AIM: Return the material exactly, first line through the line containing "from matplotlib.patches import Rectangle", and nothing more. Pictures stay out.
___ RECORDED DATA ___
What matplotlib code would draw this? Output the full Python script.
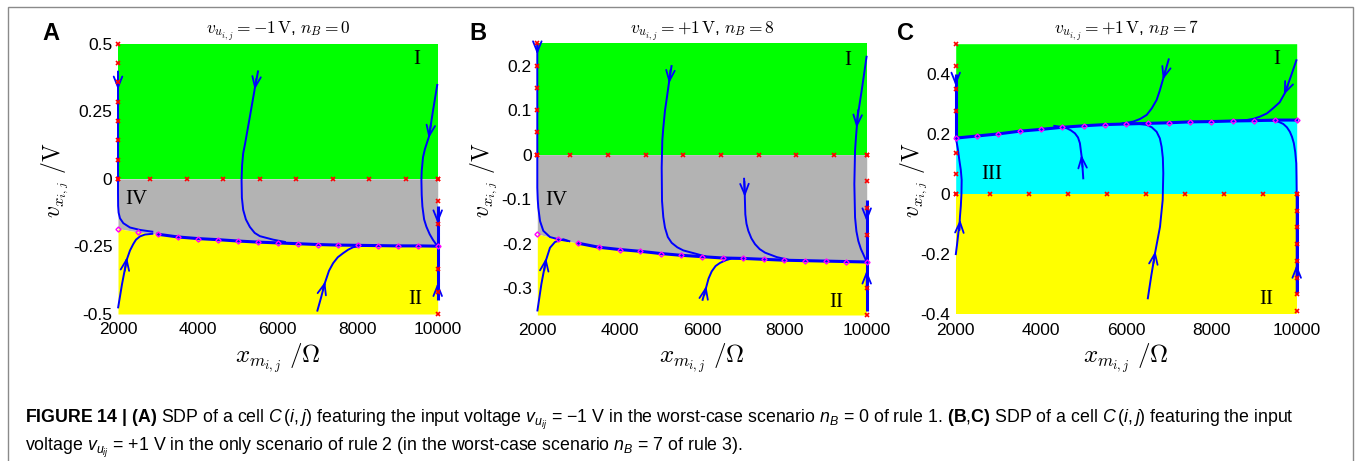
import matplotlib
matplotlib.use('Agg')
import matplotlib.pyplot as plt
from matplotlib.patches import Rectangle

plt.rcParams['font.family'] = ['Liberation Sans', 'DejaVu Sans']
plt.rcParams['mathtext.fontset'] = 'custom'
plt.rcParams['mathtext.rm'] = 'Liberation Sans'
plt.rcParams['mathtext.it'] = 'Liberation Sans:italic'
plt.rcParams['mathtext.bf'] = 'Liberation Sans:bold'

# ---------------- data ----------------
grid_x = [2000, 2500, 3000, 3500, 4000, 4500, 5000, 5500, 6000, 6500, 7000,
          7500, 8000, 8500, 9000, 9500, 10000]
zero_marks_x = [2000, 2800, 3715, 4630, 5545, 6460, 7375, 8290, 9205, 10000]

# Panel A
A_title = r"$v_{u_{i,j}} = -1\,\mathrm{V}$, $n_B = 0$"
A_ylim = [-0.5, 0.5]
A_yticks = [-0.5, -0.25, 0, 0.25, 0.5]
A_yticklabels = ['-0.5', '-0.25', '0', '0.25', '0.5']
A_bnd_y = [-0.184, -0.197, -0.205, -0.215, -0.221, -0.225, -0.230, -0.234, -0.237,
           -0.240, -0.243, -0.245, -0.246, -0.247, -0.248, -0.248, -0.249]
A_left_marks = [0.5, 0.429, 0.357, 0.286, 0.214, 0.143, 0.071, 0.0]
A_right_marks = [0.0, -0.083, -0.167, -0.333, -0.417, -0.5]
A_traj = [
    ([2000, 2000, 2000, 2003, 2015, 2050, 2133, 2300, 2550, 2883],
     [0.40, 0.10, -0.05, -0.10, -0.125, -0.146, -0.164, -0.180, -0.189, -0.196]),
    ([5508, 5425, 5300, 5180, 5133, 5105, 5092, 5100, 5133, 5200, 5300, 5420, 5550, 5883, 6200],
     [0.401, 0.336, 0.23, 0.13, 0.095, 0.05, -0.004, -0.07, -0.115, -0.150, -0.178, -0.200, -0.212, -0.225, -0.234]),
    ([9992, 9880, 9783, 9680, 9633, 9600, 9592, 9600, 9617, 9660, 9717, 9800, 9883, 9950, 10000],
     [0.351, 0.25, 0.157, 0.11, 0.08, 0.03, -0.004, -0.06, -0.102, -0.15, -0.177, -0.205, -0.226, -0.240, -0.248]),
    ([2000, 2100, 2217, 2300, 2383, 2450, 2550, 2675, 2883],
     [-0.479, -0.39, -0.30, -0.265, -0.241, -0.225, -0.213, -0.206, -0.203]),
    ([6983, 7080, 7175, 7280, 7383, 7500, 7633, 7760, 7883, 8050, 8217, 8500],
     [-0.491, -0.44, -0.386, -0.34, -0.312, -0.29, -0.275, -0.262, -0.253, -0.249, -0.247, -0.247]),
]
A_thick = [([10000, 10000], [-0.10, -0.248]), ([10000, 10000], [-0.448, -0.248])]
A_thick_from = 2
A_arrows = [(2000, 0.38, 2000, 0.33), (5460, 0.37, 5420, 0.33), (9830, 0.20, 9775, 0.15),
            (10000, -0.13, 10000, -0.165), (10000, -0.42, 10000, -0.385),
            (2170, -0.34, 2225, -0.29), (7130, -0.41, 7185, -0.38)]
A_labels = [('I', 9467, 0.441), ('IV', 2467, -0.078), ('II', 9450, -0.448)]

# Panel B
B_title = r"$v_{u_{i,j}} = +1\,\mathrm{V}$, $n_B = 8$"
B_ylim = [-0.36, 0.25]
B_yticks = [-0.3, -0.2, -0.1, 0, 0.1, 0.2]
B_yticklabels = ['-0.3', '-0.2', '-0.1', '0', '0.1', '0.2']
B_bnd_y = [-0.178, -0.190, -0.199, -0.208, -0.213, -0.217, -0.222, -0.226, -0.229,
           -0.232, -0.233, -0.235, -0.237, -0.238, -0.239, -0.240, -0.241]
B_left_marks = [0.25, 0.2, 0.15, 0.1, 0.05, 0.0]
B_right_marks = [0.0, -0.06, -0.12, -0.18, -0.30, -0.36]
B_traj = [
    ([2000, 2000, 2000, 2010, 2024, 2066, 2146, 2308, 2551, 2750],
     [0.25, 0.0, -0.074, -0.10, -0.119, -0.149, -0.171, -0.185, -0.191, -0.194]),
    ([2000, 2100, 2204, 2308, 2430, 2632, 2800],
     [-0.352, -0.29, -0.239, -0.209, -0.196, -0.190, -0.195]),
    ([5264, 5206, 5150, 5101, 5060, 5036, 5021, 5029, 5060, 5101, 5170, 5264, 5400, 5546, 5871, 6100],
     [0.201, 0.167, 0.13, 0.099, 0.06, 0.032, -0.029, -0.104, -0.14, -0.164, -0.185, -0.198, -0.208, -0.215, -0.223, -0.229]),
    ([7021, 7037, 7052, 7080, 7125, 7200, 7288, 7400, 7531, 7815, 8100],
     [-0.052, -0.085, -0.134, -0.155, -0.171, -0.188, -0.201, -0.212, -0.220, -0.230, -0.236]),
    ([6008, 6098, 6160, 6236, 6330, 6438, 6580, 6722, 7000],
     [-0.328, -0.299, -0.278, -0.262, -0.250, -0.243, -0.237, -0.233, -0.233]),
    ([10000, 9880, 9780, 9740, 9717, 9700, 9717, 9750, 9797, 9860, 9919, 10000],
     [0.222, 0.145, 0.085, 0.04, 0.009, -0.066, -0.141, -0.172, -0.194, -0.212, -0.224, -0.241]),
]
B_thick = [([10000, 10000], [-0.102, -0.241]), ([10000, 10000], [-0.352, -0.241])]
B_thick_from = 2
B_arrows = [(2000, 0.25, 2000, 0.225), (2170, -0.26, 2215, -0.232), (5235, 0.19, 5200, 0.16),
            (7030, -0.06, 7040, -0.095), (6060, -0.315, 6105, -0.295), (9790, 0.10, 9755, 0.06),
            (10000, -0.12, 10000, -0.15), (10000, -0.30, 10000, -0.26)]
B_labels = [('I', 9530, 0.212), ('IV', 2455, -0.104), ('II', 9272, -0.333)]

# Panel C
C_title = r"$v_{u_{i,j}} = +1\,\mathrm{V}$, $n_B = 7$"
C_ylim = [-0.4, 0.5]
C_yticks = [-0.4, -0.2, 0, 0.2, 0.4]
C_yticklabels = ['-0.4', '-0.2', '0', '0.2', '0.4']
C_bnd_y = [0.186, 0.193, 0.200, 0.209, 0.215, 0.222, 0.227, 0.231, 0.233, 0.235,
           0.237, 0.240, 0.241, 0.243, 0.244, 0.246, 0.246]
C_left_marks = [0.5, 0.425, 0.35, 0.275, 0.135, 0.068, 0.0]
C_right_marks = [0.0, -0.056, -0.111, -0.167, -0.222, -0.278, -0.333, -0.389]
C_traj = [
    ([2000, 2030, 2061, 2090, 2100, 2120, 2135, 2140, 2120, 2085, 2050, 2023, 2000],
     [-0.203, -0.17, -0.131, -0.10, -0.075, -0.04, 0.0, 0.047, 0.08, 0.113, 0.15, 0.172, 0.186]),
    ([4994, 4975, 4955, 4914, 4870, 4797, 4700, 4602, 4450, 4290],
     [0.049, 0.09, 0.124, 0.169, 0.188, 0.202, 0.212, 0.219, 0.224, 0.227]),
    ([6504, 6590, 6676, 6793, 6856, 6870, 6860, 6831, 6790, 6714, 6600, 6480, 6300, 6089, 5900],
     [-0.35, -0.27, -0.197, -0.109, -0.02, 0.069, 0.12, 0.157, 0.185, 0.207, 0.222, 0.230, 0.233, 0.235, 0.235]),
    ([7004, 6870, 6790, 6714, 6600, 6480, 6330, 6167, 5855],
     [0.451, 0.385, 0.345, 0.313, 0.285, 0.263, 0.25, 0.241, 0.233]),
    ([10000, 9860, 9719, 9600, 9444, 9300, 9131, 8980, 8819, 8500],
     [0.448, 0.39, 0.335, 0.305, 0.285, 0.268, 0.257, 0.25, 0.246, 0.243]),
    ([10000, 10000, 9995, 9990, 9965, 9933, 9890, 9840, 9770, 9686, 9580, 9451, 9140],
     [-0.33, 0.0, 0.06, 0.102, 0.14, 0.169, 0.19, 0.207, 0.222, 0.233, 0.240, 0.244, 0.246]),
]
C_thick = [([2000, 2000], [0.399, 0.186]), ([10000, 10000], [-0.33, 0.0])]
C_thick_from = 0
C_arrows = [(2000, 0.39, 2000, 0.36), (2090, -0.12, 2103, -0.085), (4975, 0.09, 4950, 0.13),
            (6640, -0.23, 6685, -0.19), (6920, 0.41, 6860, 0.38), (9790, 0.36, 9700, 0.33),
            (10000, -0.28, 10000, -0.235)]
C_labels = [('I', 9530, 0.446), ('III', 2845, 0.064), ('II', 9280, -0.352)]

xticks = [2000, 4000, 6000, 8000, 10000]
xticklabels = ['2000', '4000', '6000', '8000', '10000']

GREEN = '#00ff00'
GRAY = '#b3b3b3'
YELLOW = '#ffff00'
CYAN = '#00ffff'
BLUE = '#0000ff'

fig = plt.figure(figsize=(13.56, 4.61), dpi=100)
W, H = 1356.0, 461.0


def add_axes(l, r, t, b):
    return fig.add_axes([l / W, 1 - b / H, (r - l) / W, (b - t) / H])


axA = add_axes(118, 437.7, 43.7, 314)
axB = add_axes(537.3, 866.7, 43.3, 315)
axC = add_axes(955.7, 1296.7, 43.7, 314.3)

panels = [
    (axA, 'A', A_title, A_ylim, A_yticks, A_yticklabels, A_bnd_y, A_left_marks, A_right_marks,
     A_traj, A_thick, A_thick_from, A_arrows, A_labels, 51, 55),
    (axB, 'B', B_title, B_ylim, B_yticks, B_yticklabels, B_bnd_y, B_left_marks, B_right_marks,
     B_traj, B_thick, B_thick_from, B_arrows, B_labels, 478, 484),
    (axC, 'C', C_title, C_ylim, C_yticks, C_yticklabels, C_bnd_y, C_left_marks, C_right_marks,
     C_traj, C_thick, C_thick_from, C_arrows, C_labels, 906, 914),
]

for (ax, letter, title, ylim, yticks, yticklabels, bnd_y, lmarks, rmarks, trajs, thick,
     thick_from, arrows, labels, letter_x, ylab_x) in panels:
    ymin, ymax = ylim
    if letter == 'C':
        ax.fill_between(grid_x, bnd_y, ymax, color=GREEN, lw=0, zorder=0)
        ax.fill_between(grid_x, 0, bnd_y, color=CYAN, lw=0, zorder=0)
        ax.fill_between(grid_x, ymin, 0, color=YELLOW, lw=0, zorder=0)
    else:
        ax.fill_between(grid_x, 0, ymax, color=GREEN, lw=0, zorder=0)
        ax.fill_between(grid_x, bnd_y, 0, color=GRAY, lw=0, zorder=0)
        ax.fill_between(grid_x, ymin, bnd_y, color=YELLOW, lw=0, zorder=0)

    for tx, ty in trajs:
        ax.plot(tx, ty, color=BLUE, lw=1.4, zorder=3, clip_on=False, solid_capstyle='butt')
    for tx, ty in thick:
        ax.plot(tx, ty, color=BLUE, lw=2.2, zorder=3, clip_on=False, solid_capstyle='butt')
    ax.plot(grid_x[thick_from:], bnd_y[thick_from:], color=BLUE, lw=2.2, zorder=3,
            clip_on=False)
    for x0, y0, x1, y1 in arrows:
        ax.annotate('', xy=(x1, y1), xytext=(x0, y0),
                    arrowprops=dict(arrowstyle='->,head_length=0.55,head_width=0.22',
                                    color=BLUE, lw=1.3, shrinkA=0, shrinkB=0,
                                    mutation_scale=14),
                    zorder=4, annotation_clip=False)

    # markers
    ax.plot(grid_x, bnd_y, ls='none', marker='D', ms=2.6, mfc='none', mec='#ff00ff',
            mew=1.0, zorder=5, clip_on=False)
    ax.plot(zero_marks_x, [0] * len(zero_marks_x), ls='none', marker='x', ms=3, mec='#ff0000',
            mew=1.2, zorder=5, clip_on=False)
    ax.plot([2000] * len(lmarks), lmarks, ls='none', marker='x', ms=3, mec='#ff0000',
            mew=1.2, zorder=5, clip_on=False)
    ax.plot([10000] * len(rmarks), rmarks, ls='none', marker='x', ms=3, mec='#ff0000',
            mew=1.2, zorder=5, clip_on=False)

    for txt, lx, ly in labels:
        ax.text(lx, ly, txt, family='Liberation Serif', fontsize=15, ha='center',
                va='center', zorder=6)

    ax.set_xlim(2000, 10000)
    ax.set_ylim(ymin, ymax)
    ax.set_xticks(xticks)
    ax.set_xticklabels(xticklabels)
    ax.set_yticks(yticks)
    ax.set_yticklabels(yticklabels)
    ax.tick_params(axis='both', length=0, labelsize=12.5)
    ax.tick_params(axis='x', pad=6)
    ax.tick_params(axis='y', pad=4)
    for s in ax.spines.values():
        s.set_visible(False)

    bb = ax.get_position()
    cx = (bb.x0 + bb.x1) / 2
    fig.text(cx, 1 - 31 / H, title, ha='center', va='center', fontsize=12.5,
             math_fontfamily='cm')
    fig.text(cx, 1 - 358 / H, r"$x_{m_{i,j}}\ /\Omega$", ha='center', va='center',
             fontsize=18, math_fontfamily='cm')
    fig.text(ylab_x / W, 1 - 180 / H, r"$v_{x_{i,j}}\ /\mathrm{V}$", ha='center',
             va='center', rotation=90, fontsize=17, math_fontfamily='cm')
    fig.text(letter_x / W, 1 - 34 / H, letter, ha='center', va='center', fontsize=17,
             fontweight='bold')

caption1 = (r"$\mathbf{FIGURE\ 14\ |\ (A)}$ SDP of a cell $C\,(i,j)$ featuring the input voltage "
            r"$v_{u_{ij}}$ = −1 V in the worst-case scenario $n_B$ = 0 of rule 1. "
            r"$\mathbf{(B}$,$\mathbf{C)}$ SDP of a cell $C\,(i,j)$ featuring the input")
caption2 = (r"voltage $v_{u_{ij}}$ = +1 V in the only scenario of rule 2 (in the worst-case "
            r"scenario $n_B$ = 7 of rule 3).")
fig.text(25 / W, 1 - 420 / H, caption1, ha='left', va='center', fontsize=12.8)
fig.text(25 / W, 1 - 448 / H, caption2, ha='left', va='center', fontsize=12.8)

fig.add_artist(Rectangle((8 / W, -0.05), (1353 - 8) / W, (H - 7) / H + 0.05,
                         transform=fig.transFigure, fill=False, edgecolor='#8a8a8a',
                         lw=1.0, clip_on=False))

fig.savefig('out.png', dpi=100)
___
RESPONSE FOR THIS EXERCISE:
What matplotlib code would draw this? Output the full Python script.
import matplotlib
matplotlib.use('Agg')
import matplotlib.pyplot as plt
from matplotlib.patches import Rectangle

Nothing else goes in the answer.